What to work on:
Return the whole listing, line for line, without the pictures in it.

Collected data:
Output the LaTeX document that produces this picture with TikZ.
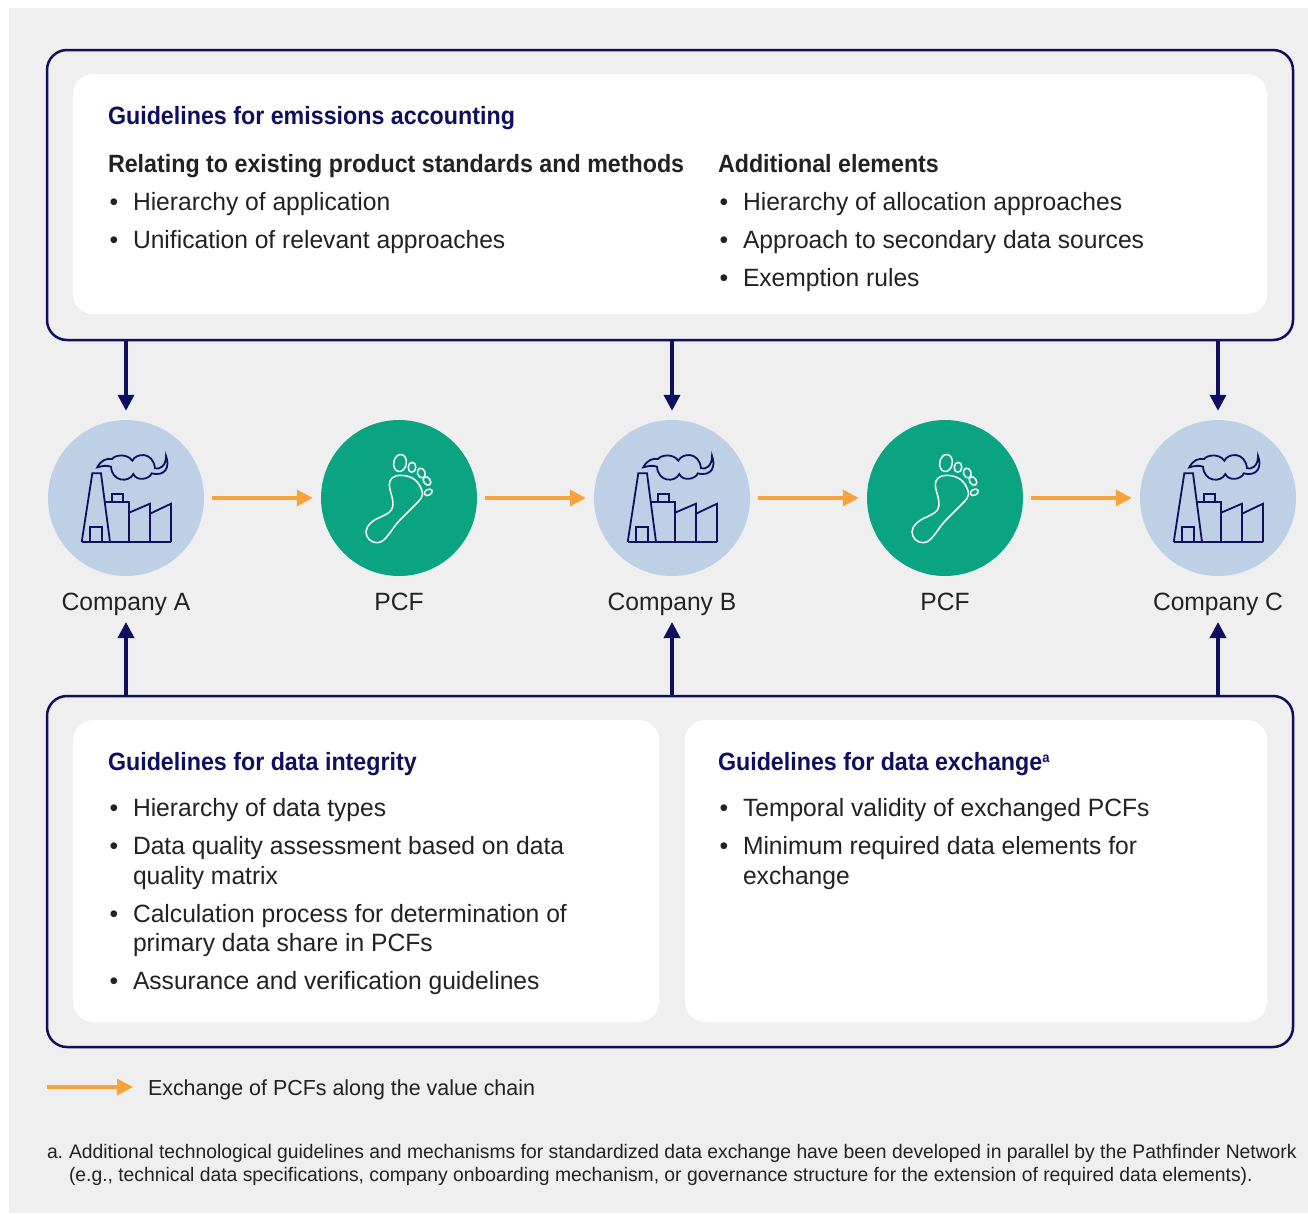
\documentclass[tikz,border=0pt]{standalone}
\usepackage{fontspec}
\setmainfont[FakeStretch=0.985,BoldFeatures={FakeStretch=0.93}]{Liberation Sans}
\usetikzlibrary{arrows.meta,calc}
\definecolor{navy}{HTML}{0F0F5F}
\definecolor{bgg}{HTML}{EFEFEF}
\definecolor{ink}{HTML}{222222}
\definecolor{orangeA}{HTML}{F7A23B}
\definecolor{greenC}{HTML}{0AA482}
\definecolor{blueC}{HTML}{BDD0E5}
\newcommand{\factory}[1]{%
 \begin{scope}[shift={(#1)},navy,line width=1.8pt,line join=miter]
 \draw (-44.3,44) -- (45,44);
 \draw (-44.3,44) -- (-33.7,-24.7) -- (-25,-24.7) -- (-16,44);
 \draw (-36,44) -- (-36,29.3) -- (-24,29.3) -- (-24,44);
 \draw (-21,3.7) -- (3,3.7) -- (3,44);
 \draw (-14,3.7) -- (-14,-4.3) -- (-3.3,-4.3) -- (-3.3,3.7);
 \draw (3,14.7) -- (24,5.7) -- (24,44);
 \draw (24,15.7) -- (45,5.7) -- (45,44);
 \draw (-28.7,-30.7) .. controls (-25,-38) and (-19,-40) .. (-14,-39) .. controls (-11,-43) and (1,-45) .. (6.3,-37.3) .. controls (10,-45) and (27,-47) .. (29,-29.7) .. controls (33,-28.5) and (40,-31) .. (40,-42) .. controls (44,-32) and (40,-21) .. (25.7,-24.7) .. controls (24,-19) and (11,-16) .. (7.3,-24) .. controls (3,-15) and (-14,-16) .. (-15,-31.3) .. controls (-19,-33) and (-24,-32) .. (-28.7,-30.7) -- cycle;
 \end{scope}}
\newcommand{\foot}[1]{%
 \begin{scope}[shift={(#1)},white,line width=1.5pt]
 \draw[rotate around={-10:(1,-35)}] (1,-35) ellipse (6.3 and 8.6);
 \draw[rotate around={-5:(13,-30.7)}] (13,-30.7) ellipse (3.8 and 5);
 \draw[rotate around={20:(22.3,-25)}] (22.3,-25) ellipse (3.8 and 5);
 \draw[rotate around={35:(28,-17)}] (28,-17) ellipse (3.3 and 4.6);
 \draw[rotate around={28:(29.3,-5.7)}] (29.3,-5.7) ellipse (4.2 and 2.9);
 \draw (1,-22.7) .. controls (-5,-22.7) and (-10,-19) .. (-9.7,-13) .. controls (-9.5,-6) and (-5,0) .. (-6.3,8.7) .. controls (-7,14) and (-13,16.5) .. (-19,19.3) .. controls (-26,22) and (-33,28) .. (-33,33.7) .. controls (-33,40) and (-28,44.7) .. (-22,44.7) .. controls (-17,44.7) and (-14,41) .. (-10.7,37) .. controls (-6,31) and (-4,27) .. (1,22) .. controls (8,15) and (14,9) .. (19.3,3.7) .. controls (24,-1) and (24,-5) .. (22.7,-8) .. controls (20,-16) and (14,-22.7) .. (1,-22.7) -- cycle;
 \end{scope}}
\newcommand{\supa}{\raisebox{8pt}{\fontsize{14}{16}\selectfont\bfseries a}}
\tikzset{
 x=1pt,y=-1pt,
 frame/.style={draw=navy,line width=2.5pt,rounded corners=20pt},
 panel/.style={fill=white,rounded corners=20pt},
 txt/.style={anchor=base west,inner sep=0pt,outer sep=0pt,text=ink,font=\fontsize{25}{30}\selectfont},
 head/.style={txt,text=navy,font=\fontsize{25}{30}\selectfont\bfseries},
 sub/.style={txt,font=\fontsize{25}{30}\selectfont\bfseries},
 lab/.style={anchor=base,inner sep=0pt,text=ink,font=\fontsize{25}{30}\selectfont},
 foot note/.style={txt,font=\fontsize{19.6}{24}\selectfont},
 comp/.style={circle,fill=blueC,minimum size=156pt,inner sep=0pt},
 pcf/.style={circle,fill=greenC,minimum size=156pt,inner sep=0pt},
 navyarrow/.style={draw=navy,line width=3.6pt,-{Triangle[length=16pt,width=16pt]}},
 orarrow/.style={draw=orangeA,line width=3.6pt,-{Triangle[length=16pt,width=16pt]}},
}
\begin{document}
\begin{tikzpicture}
\useasboundingbox (0,0) rectangle (1308,1213);
\fill[bgg] (9,8) rectangle (1308,1213);
\draw[frame] (47,50) rectangle (1293,340);
\fill[panel] (73,74) rectangle (1267,314);
\draw[frame] (47,696) rectangle (1293,1047);
\fill[panel] (73,720) rectangle (659,1022);
\fill[panel] (685,720) rectangle (1267,1022);
\coordinate (topL) at (47,340); \coordinate (topR) at (1293,340);
\coordinate (botL) at (47,696); \coordinate (botR) at (1293,696);
\node[comp] (A) at (126,498) {};
\node[pcf] (P1) at (399,498) {};
\node[comp] (B) at (672,498) {};
\node[pcf] (P2) at (945,498) {};
\node[comp] (C) at (1218,498) {};
\factory{A}\factory{B}\factory{C}\foot{P1}\foot{P2}
\node[lab] (LA) at (126,610) {Company A};
\node[lab] (LP1) at (399,610) {PCF};
\node[lab] (LB) at (672,610) {Company B};
\node[lab] (LP2) at (945,610) {PCF};
\node[lab] (LC) at (1218,610) {Company C};
\foreach \n in {A,B,C}{
 \draw[navyarrow,shorten >=9pt] (\n |- topL) -- (\n.north);
 \coordinate (t\n) at (\n |- 0,622);
 \draw[navyarrow] (\n |- botL) -- (t\n);
}
\foreach \a/\b in {A/P1,P1/B,B/P2,P2/C}
 \draw[orarrow,shorten <=8pt,shorten >=8pt] (\a.east) -- (\b.west);
\node[head] (t1) at (108,124) {Guidelines for emissions accounting};
\node[sub] (t2) at (108,172) {Relating to existing product standards and methods};
\node[sub] (t3) at (718,172) {Additional elements};
\foreach \x/\y/\s in {108/210/Hierarchy of application,108/248/Unification of relevant approaches,718/210/Hierarchy of allocation approaches,718/248/Approach to secondary data sources,718/286/Exemption rules,108/816/Hierarchy of data types,108/854/Data quality assessment based on data,108/922/Calculation process for determination of,108/989/Assurance and verification guidelines,718/816/Temporal validity of exchanged PCFs,718/854/Minimum required data elements for}{
 \node[txt] at (\x+1.5,\y) {•};
 \node[txt] at (\x+25,\y) {\s};
}
\foreach \x/\y/\s in {133/884/quality matrix,133/951/primary data share in PCFs,743/884/exchange}
 \node[txt] at (\x,\y) {\s};
\node[head] at (108,770) {Guidelines for data integrity};
\node[head] at (718,770) {Guidelines for data exchange\supa};
\coordinate (legA) at (47,1087); \coordinate (legB) at (133,1087);
\draw[orarrow] (legA) -- (legB);
\node[txt,font=\fontsize{21.75}{26}\selectfont] (leg) at (148,1095) {Exchange of PCFs along the value chain};
\node[foot note] at (47,1158) {a.};
\node[foot note] at (69,1158) {Additional technological guidelines and mechanisms for standardized data exchange have been developed in parallel by the Pathfinder Network};
\node[foot note] at (69,1181) {(e.g., technical data specifications, company onboarding mechanism, or governance structure for the extension of required data elements).};
\end{tikzpicture}
\end{document}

Response to the exercise:
Output the LaTeX document that produces this picture with TikZ.
\documentclass[tikz,border=0pt]{standalone}
\usepackage{fontspec}
\setmainfont[FakeStretch=0.985,BoldFeatures={FakeStretch=0.93}]{Liberation Sans}
\usetikzlibrary{arrows.meta,calc}
\definecolor{navy}{HTML}{0F0F5F}
\definecolor{bgg}{HTML}{EFEFEF}
\definecolor{ink}{HTML}{222222}
\definecolor{orangeA}{HTML}{F7A23B}
\definecolor{greenC}{HTML}{0AA482}
\definecolor{blueC}{HTML}{BDD0E5}
\newcommand{\factory}[1]{%
 \begin{scope}[shift={(#1)},navy,line width=1.8pt,line join=miter]
 \draw (-44.3,44) -- (45,44);
 \draw (-44.3,44) -- (-33.7,-24.7) -- (-25,-24.7) -- (-16,44);
 \draw (-36,44) -- (-36,29.3) -- (-24,29.3) -- (-24,44);
 \draw (-21,3.7) -- (3,3.7) -- (3,44);
 \draw (-14,3.7) -- (-14,-4.3) -- (-3.3,-4.3) -- (-3.3,3.7);
 \draw (3,14.7) -- (24,5.7) -- (24,44);
 \draw (24,15.7) -- (45,5.7) -- (45,44);
 \draw (-28.7,-30.7) .. controls (-25,-38) and (-19,-40) .. (-14,-39) .. controls (-11,-43) and (1,-45) .. (6.3,-37.3) .. controls (10,-45) and (27,-47) .. (29,-29.7) .. controls (33,-28.5) and (40,-31) .. (40,-42) .. controls (44,-32) and (40,-21) .. (25.7,-24.7) .. controls (24,-19) and (11,-16) .. (7.3,-24) .. controls (3,-15) and (-14,-16) .. (-15,-31.3) .. controls (-19,-33) and (-24,-32) .. (-28.7,-30.7) -- cycle;
 \end{scope}}
\newcommand{\foot}[1]{%
 \begin{scope}[shift={(#1)},white,line width=1.5pt]
 \draw[rotate around={-10:(1,-35)}] (1,-35) ellipse (6.3 and 8.6);
 \draw[rotate around={-5:(13,-30.7)}] (13,-30.7) ellipse (3.8 and 5);
 \draw[rotate around={20:(22.3,-25)}] (22.3,-25) ellipse (3.8 and 5);
 \draw[rotate around={35:(28,-17)}] (28,-17) ellipse (3.3 and 4.6);
 \draw[rotate around={28:(29.3,-5.7)}] (29.3,-5.7) ellipse (4.2 and 2.9);
 \draw (1,-22.7) .. controls (-5,-22.7) and (-10,-19) .. (-9.7,-13) .. controls (-9.5,-6) and (-5,0) .. (-6.3,8.7) .. controls (-7,14) and (-13,16.5) .. (-19,19.3) .. controls (-26,22) and (-33,28) .. (-33,33.7) .. controls (-33,40) and (-28,44.7) .. (-22,44.7) .. controls (-17,44.7) and (-14,41) .. (-10.7,37) .. controls (-6,31) and (-4,27) .. (1,22) .. controls (8,15) and (14,9) .. (19.3,3.7) .. controls (24,-1) and (24,-5) .. (22.7,-8) .. controls (20,-16) and (14,-22.7) .. (1,-22.7) -- cycle;
 \end{scope}}
\newcommand{\supa}{\raisebox{8pt}{\fontsize{14}{16}\selectfont\bfseries a}}
\tikzset{
 x=1pt,y=-1pt,
 frame/.style={draw=navy,line width=2.5pt,rounded corners=20pt},
 panel/.style={fill=white,rounded corners=20pt},
 txt/.style={anchor=base west,inner sep=0pt,outer sep=0pt,text=ink,font=\fontsize{25}{30}\selectfont},
 head/.style={txt,text=navy,font=\fontsize{25}{30}\selectfont\bfseries},
 sub/.style={txt,font=\fontsize{25}{30}\selectfont\bfseries},
 lab/.style={anchor=base,inner sep=0pt,text=ink,font=\fontsize{25}{30}\selectfont},
 foot note/.style={txt,font=\fontsize{19.6}{24}\selectfont},
 comp/.style={circle,fill=blueC,minimum size=156pt,inner sep=0pt},
 pcf/.style={circle,fill=greenC,minimum size=156pt,inner sep=0pt},
 navyarrow/.style={draw=navy,line width=3.6pt,-{Triangle[length=16pt,width=16pt]}},
 orarrow/.style={draw=orangeA,line width=3.6pt,-{Triangle[length=16pt,width=16pt]}},
}
\begin{document}
\begin{tikzpicture}
\useasboundingbox (0,0) rectangle (1308,1213);
\fill[bgg] (9,8) rectangle (1308,1213);
\draw[frame] (47,50) rectangle (1293,340);
\fill[panel] (73,74) rectangle (1267,314);
\draw[frame] (47,696) rectangle (1293,1047);
\fill[panel] (73,720) rectangle (659,1022);
\fill[panel] (685,720) rectangle (1267,1022);
\coordinate (topL) at (47,340); \coordinate (topR) at (1293,340);
\coordinate (botL) at (47,696); \coordinate (botR) at (1293,696);
\node[comp] (A) at (126,498) {};
\node[pcf] (P1) at (399,498) {};
\node[comp] (B) at (672,498) {};
\node[pcf] (P2) at (945,498) {};
\node[comp] (C) at (1218,498) {};
\factory{A}\factory{B}\factory{C}\foot{P1}\foot{P2}
\node[lab] (LA) at (126,610) {Company A};
\node[lab] (LP1) at (399,610) {PCF};
\node[lab] (LB) at (672,610) {Company B};
\node[lab] (LP2) at (945,610) {PCF};
\node[lab] (LC) at (1218,610) {Company C};
\foreach \n in {A,B,C}{
 \draw[navyarrow,shorten >=9pt] (\n |- topL) -- (\n.north);
 \coordinate (t\n) at (\n |- 0,622);
 \draw[navyarrow] (\n |- botL) -- (t\n);
}
\foreach \a/\b in {A/P1,P1/B,B/P2,P2/C}
 \draw[orarrow,shorten <=8pt,shorten >=8pt] (\a.east) -- (\b.west);
\node[head] (t1) at (108,124) {Guidelines for emissions accounting};
\node[sub] (t2) at (108,172) {Relating to existing product standards and methods};
\node[sub] (t3) at (718,172) {Additional elements};
\foreach \x/\y/\s in {108/210/Hierarchy of application,108/248/Unification of relevant approaches,718/210/Hierarchy of allocation approaches,718/248/Approach to secondary data sources,718/286/Exemption rules,108/816/Hierarchy of data types,108/854/Data quality assessment based on data,108/922/Calculation process for determination of,108/989/Assurance and verification guidelines,718/816/Temporal validity of exchanged PCFs,718/854/Minimum required data elements for}{
 \node[txt] at (\x+1.5,\y) {•};
 \node[txt] at (\x+25,\y) {\s};
}
\foreach \x/\y/\s in {133/884/quality matrix,133/951/primary data share in PCFs,743/884/exchange}
 \node[txt] at (\x,\y) {\s};
\node[head] at (108,770) {Guidelines for data integrity};
\node[head] at (718,770) {Guidelines for data exchange\supa};
\coordinate (legA) at (47,1087); \coordinate (legB) at (133,1087);
\draw[orarrow] (legA) -- (legB);
\node[txt,font=\fontsize{21.75}{26}\selectfont] (leg) at (148,1095) {Exchange of PCFs along the value chain};
\node[foot note] at (47,1158) {a.};
\node[foot note] at (69,1158) {Additional technological guidelines and mechanisms for standardized data exchange have been developed in parallel by the Pathfinder Network};
\node[foot note] at (69,1181) {(e.g., technical data specifications, company onboarding mechanism, or governance structure for the extension of required data elements).};
\end{tikzpicture}
\end{document}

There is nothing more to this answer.